3. 1 Peter 4:17, “God’s own people are not excluded.”

We are not God’s counselors. Nor can we fathom all his judgments. That was the lesson of Job. Let us beware, therefore, of reading the hand of providence with too much certainty or specificity. God is always doing a thousand things when he does anything. And we see but a fraction.

But stir into your mental framework this truth: When a time for judgment comes, it usually includes, and begins with, God’s own people. That’s what the apostle Peter says. “It is time for judgment to begin at the household of God; and if it begins with us, what will be the outcome for those who do not obey the gospel of God?” (1 Peter 4:17; Jeremiah 25:29; Ezekiel 9:6; Amos 3:2).

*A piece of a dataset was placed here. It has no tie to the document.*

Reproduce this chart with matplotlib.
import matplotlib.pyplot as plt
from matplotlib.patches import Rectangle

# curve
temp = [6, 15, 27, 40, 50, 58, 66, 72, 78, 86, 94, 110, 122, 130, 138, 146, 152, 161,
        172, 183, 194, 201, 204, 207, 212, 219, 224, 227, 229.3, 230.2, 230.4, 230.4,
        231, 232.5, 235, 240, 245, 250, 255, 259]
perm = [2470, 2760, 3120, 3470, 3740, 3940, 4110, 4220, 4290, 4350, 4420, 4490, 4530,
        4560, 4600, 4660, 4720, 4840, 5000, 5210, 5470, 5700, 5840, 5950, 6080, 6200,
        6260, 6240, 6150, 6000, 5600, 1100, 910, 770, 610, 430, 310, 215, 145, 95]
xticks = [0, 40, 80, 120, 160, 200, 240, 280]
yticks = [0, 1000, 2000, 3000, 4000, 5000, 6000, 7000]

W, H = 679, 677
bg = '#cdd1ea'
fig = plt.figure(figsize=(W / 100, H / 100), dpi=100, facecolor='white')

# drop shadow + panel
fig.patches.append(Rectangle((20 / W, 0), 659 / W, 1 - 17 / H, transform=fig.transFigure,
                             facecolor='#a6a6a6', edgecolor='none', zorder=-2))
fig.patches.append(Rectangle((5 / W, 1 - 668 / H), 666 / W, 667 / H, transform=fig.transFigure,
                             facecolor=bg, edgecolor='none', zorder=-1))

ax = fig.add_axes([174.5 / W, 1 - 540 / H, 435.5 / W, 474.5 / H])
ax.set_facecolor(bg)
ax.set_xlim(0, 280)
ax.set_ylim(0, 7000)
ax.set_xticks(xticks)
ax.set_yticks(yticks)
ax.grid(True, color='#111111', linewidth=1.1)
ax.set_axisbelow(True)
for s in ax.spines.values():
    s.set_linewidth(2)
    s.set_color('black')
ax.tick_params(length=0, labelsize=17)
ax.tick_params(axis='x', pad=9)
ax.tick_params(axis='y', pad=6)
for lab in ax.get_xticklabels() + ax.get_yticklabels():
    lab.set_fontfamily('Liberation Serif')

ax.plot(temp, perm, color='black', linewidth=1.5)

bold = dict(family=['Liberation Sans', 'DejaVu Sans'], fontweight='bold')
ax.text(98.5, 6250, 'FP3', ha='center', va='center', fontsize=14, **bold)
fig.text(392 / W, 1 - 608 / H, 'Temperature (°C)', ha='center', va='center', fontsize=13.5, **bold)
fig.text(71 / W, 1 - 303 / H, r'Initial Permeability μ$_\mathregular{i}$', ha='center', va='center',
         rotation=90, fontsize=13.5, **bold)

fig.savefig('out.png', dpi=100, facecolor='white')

Therefore, God’s will for America under his mighty hand, is that every Christian, every Jew, every Muslim, every person of every religion or non-religion, turn from sin and come to Jesus Christ for forgiveness and eternal life. Jesus rules the wind. The tornadoes were his.

But before Jesus took any life in rural America, he gave his own on the rugged cross. Come to me, he says, to America — to the devastated and to the smugly self-sufficient. Come to me, and I will give you hope and help now, and in the resurrection, more than you have ever lost.